↓

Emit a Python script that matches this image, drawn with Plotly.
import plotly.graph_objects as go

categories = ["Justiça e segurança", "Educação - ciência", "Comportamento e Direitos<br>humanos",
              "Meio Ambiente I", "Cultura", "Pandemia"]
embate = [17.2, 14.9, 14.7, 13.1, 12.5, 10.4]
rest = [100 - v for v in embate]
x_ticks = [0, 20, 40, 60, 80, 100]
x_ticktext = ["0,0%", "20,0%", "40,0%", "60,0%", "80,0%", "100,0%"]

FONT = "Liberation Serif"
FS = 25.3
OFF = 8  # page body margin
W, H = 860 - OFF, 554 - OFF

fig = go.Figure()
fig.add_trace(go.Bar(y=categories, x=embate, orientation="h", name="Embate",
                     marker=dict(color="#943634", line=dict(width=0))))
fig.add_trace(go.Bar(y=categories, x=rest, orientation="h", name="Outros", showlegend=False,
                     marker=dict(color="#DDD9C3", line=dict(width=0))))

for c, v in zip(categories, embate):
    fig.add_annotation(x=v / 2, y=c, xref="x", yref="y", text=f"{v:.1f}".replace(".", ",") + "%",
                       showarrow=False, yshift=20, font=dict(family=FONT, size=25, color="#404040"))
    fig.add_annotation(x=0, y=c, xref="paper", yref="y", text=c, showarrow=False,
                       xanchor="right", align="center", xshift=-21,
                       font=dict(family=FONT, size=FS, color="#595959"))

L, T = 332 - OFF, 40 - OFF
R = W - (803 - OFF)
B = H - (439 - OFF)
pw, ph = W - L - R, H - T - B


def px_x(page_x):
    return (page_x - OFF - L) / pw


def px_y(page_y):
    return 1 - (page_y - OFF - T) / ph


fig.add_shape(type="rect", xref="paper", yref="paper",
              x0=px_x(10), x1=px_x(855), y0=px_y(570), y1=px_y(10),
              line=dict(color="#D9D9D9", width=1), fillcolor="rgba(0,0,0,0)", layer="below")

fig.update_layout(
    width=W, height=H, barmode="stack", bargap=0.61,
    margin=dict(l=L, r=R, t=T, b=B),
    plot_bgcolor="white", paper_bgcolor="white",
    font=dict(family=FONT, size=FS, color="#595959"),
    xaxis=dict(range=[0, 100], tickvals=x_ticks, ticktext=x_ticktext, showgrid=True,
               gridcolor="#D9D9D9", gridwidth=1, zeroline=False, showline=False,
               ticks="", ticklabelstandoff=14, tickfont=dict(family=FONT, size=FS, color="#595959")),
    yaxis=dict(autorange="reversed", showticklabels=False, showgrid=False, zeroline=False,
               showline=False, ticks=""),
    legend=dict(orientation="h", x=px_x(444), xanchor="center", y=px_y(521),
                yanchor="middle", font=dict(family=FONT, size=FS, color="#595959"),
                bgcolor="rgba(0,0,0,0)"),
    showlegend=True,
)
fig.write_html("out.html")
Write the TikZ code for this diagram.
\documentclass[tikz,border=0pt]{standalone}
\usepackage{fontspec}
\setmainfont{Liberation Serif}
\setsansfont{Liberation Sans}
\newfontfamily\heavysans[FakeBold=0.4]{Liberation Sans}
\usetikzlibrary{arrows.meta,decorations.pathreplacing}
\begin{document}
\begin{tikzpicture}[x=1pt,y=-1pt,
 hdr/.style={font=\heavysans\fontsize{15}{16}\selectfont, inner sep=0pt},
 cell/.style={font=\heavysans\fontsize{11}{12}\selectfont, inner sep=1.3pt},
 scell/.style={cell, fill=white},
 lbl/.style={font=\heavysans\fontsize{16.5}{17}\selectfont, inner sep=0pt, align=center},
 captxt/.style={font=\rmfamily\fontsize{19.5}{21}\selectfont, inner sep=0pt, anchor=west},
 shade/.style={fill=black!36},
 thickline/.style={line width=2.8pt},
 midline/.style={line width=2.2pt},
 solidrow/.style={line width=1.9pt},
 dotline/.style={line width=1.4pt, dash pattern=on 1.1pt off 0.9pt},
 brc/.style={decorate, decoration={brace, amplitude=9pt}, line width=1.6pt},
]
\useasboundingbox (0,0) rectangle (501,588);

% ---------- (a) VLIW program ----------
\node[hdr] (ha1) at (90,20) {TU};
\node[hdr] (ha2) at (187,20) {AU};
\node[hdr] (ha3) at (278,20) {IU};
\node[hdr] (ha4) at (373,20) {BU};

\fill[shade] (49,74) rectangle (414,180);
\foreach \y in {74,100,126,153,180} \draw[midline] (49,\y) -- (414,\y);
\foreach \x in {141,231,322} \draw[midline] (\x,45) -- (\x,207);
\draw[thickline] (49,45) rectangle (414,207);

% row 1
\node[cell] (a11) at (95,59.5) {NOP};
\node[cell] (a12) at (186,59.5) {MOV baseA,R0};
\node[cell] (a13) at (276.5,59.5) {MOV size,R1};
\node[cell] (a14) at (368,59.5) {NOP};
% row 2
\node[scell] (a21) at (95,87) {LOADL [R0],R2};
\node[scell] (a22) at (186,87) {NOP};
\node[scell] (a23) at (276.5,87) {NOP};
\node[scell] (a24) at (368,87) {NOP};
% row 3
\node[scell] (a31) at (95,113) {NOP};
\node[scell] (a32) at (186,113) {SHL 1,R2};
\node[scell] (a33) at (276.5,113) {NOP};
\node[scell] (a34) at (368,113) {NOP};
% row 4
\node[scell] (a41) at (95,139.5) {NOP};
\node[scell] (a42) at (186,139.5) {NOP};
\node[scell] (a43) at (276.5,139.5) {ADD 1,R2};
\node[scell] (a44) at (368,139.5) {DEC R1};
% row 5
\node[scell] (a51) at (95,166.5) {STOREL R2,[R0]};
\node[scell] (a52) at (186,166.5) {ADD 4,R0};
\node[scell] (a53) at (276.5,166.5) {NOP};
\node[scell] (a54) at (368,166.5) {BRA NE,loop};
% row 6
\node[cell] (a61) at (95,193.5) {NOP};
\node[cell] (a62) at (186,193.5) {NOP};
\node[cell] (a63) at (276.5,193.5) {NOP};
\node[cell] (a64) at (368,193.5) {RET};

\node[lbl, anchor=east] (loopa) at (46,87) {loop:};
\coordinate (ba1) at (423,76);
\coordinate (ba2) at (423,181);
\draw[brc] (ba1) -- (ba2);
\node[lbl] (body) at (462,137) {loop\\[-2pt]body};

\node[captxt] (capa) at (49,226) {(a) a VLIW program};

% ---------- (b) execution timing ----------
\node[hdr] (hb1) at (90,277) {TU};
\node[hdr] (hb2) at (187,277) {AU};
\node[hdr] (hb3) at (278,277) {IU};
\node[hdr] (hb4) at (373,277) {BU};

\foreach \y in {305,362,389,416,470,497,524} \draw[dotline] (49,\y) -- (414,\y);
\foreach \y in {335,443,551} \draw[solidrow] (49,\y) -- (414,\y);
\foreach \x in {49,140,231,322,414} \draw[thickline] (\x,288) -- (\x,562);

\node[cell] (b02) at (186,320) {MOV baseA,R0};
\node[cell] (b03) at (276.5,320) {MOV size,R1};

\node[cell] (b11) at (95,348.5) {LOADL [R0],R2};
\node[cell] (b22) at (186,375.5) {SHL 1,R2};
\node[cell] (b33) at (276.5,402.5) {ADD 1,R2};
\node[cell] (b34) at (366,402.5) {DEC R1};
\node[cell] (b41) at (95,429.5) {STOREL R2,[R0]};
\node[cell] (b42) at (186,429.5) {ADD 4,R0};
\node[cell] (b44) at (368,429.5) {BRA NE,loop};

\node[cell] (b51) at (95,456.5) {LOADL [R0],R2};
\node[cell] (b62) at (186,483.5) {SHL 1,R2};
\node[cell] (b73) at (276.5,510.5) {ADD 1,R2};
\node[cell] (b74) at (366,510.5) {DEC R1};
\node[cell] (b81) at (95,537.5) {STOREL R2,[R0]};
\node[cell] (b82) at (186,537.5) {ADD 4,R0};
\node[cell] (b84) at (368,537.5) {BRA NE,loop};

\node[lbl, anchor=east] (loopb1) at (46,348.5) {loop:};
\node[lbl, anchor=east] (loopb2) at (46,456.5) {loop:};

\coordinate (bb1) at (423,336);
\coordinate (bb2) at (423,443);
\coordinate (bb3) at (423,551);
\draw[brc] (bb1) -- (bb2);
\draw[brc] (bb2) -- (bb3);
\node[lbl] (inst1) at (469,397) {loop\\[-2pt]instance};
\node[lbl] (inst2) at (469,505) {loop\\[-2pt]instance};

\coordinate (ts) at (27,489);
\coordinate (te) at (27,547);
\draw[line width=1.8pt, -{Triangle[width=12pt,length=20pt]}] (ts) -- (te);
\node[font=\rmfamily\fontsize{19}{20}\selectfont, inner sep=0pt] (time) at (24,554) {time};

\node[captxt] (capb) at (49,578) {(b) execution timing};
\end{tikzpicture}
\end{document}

↑

■ Task:
Write out, unaltered, the lines from the opening of the listing through the line that includes "import plotly.graph_objects as go".

■ Complete response:
Emit a Python script that matches this image, drawn with Plotly.
import plotly.graph_objects as go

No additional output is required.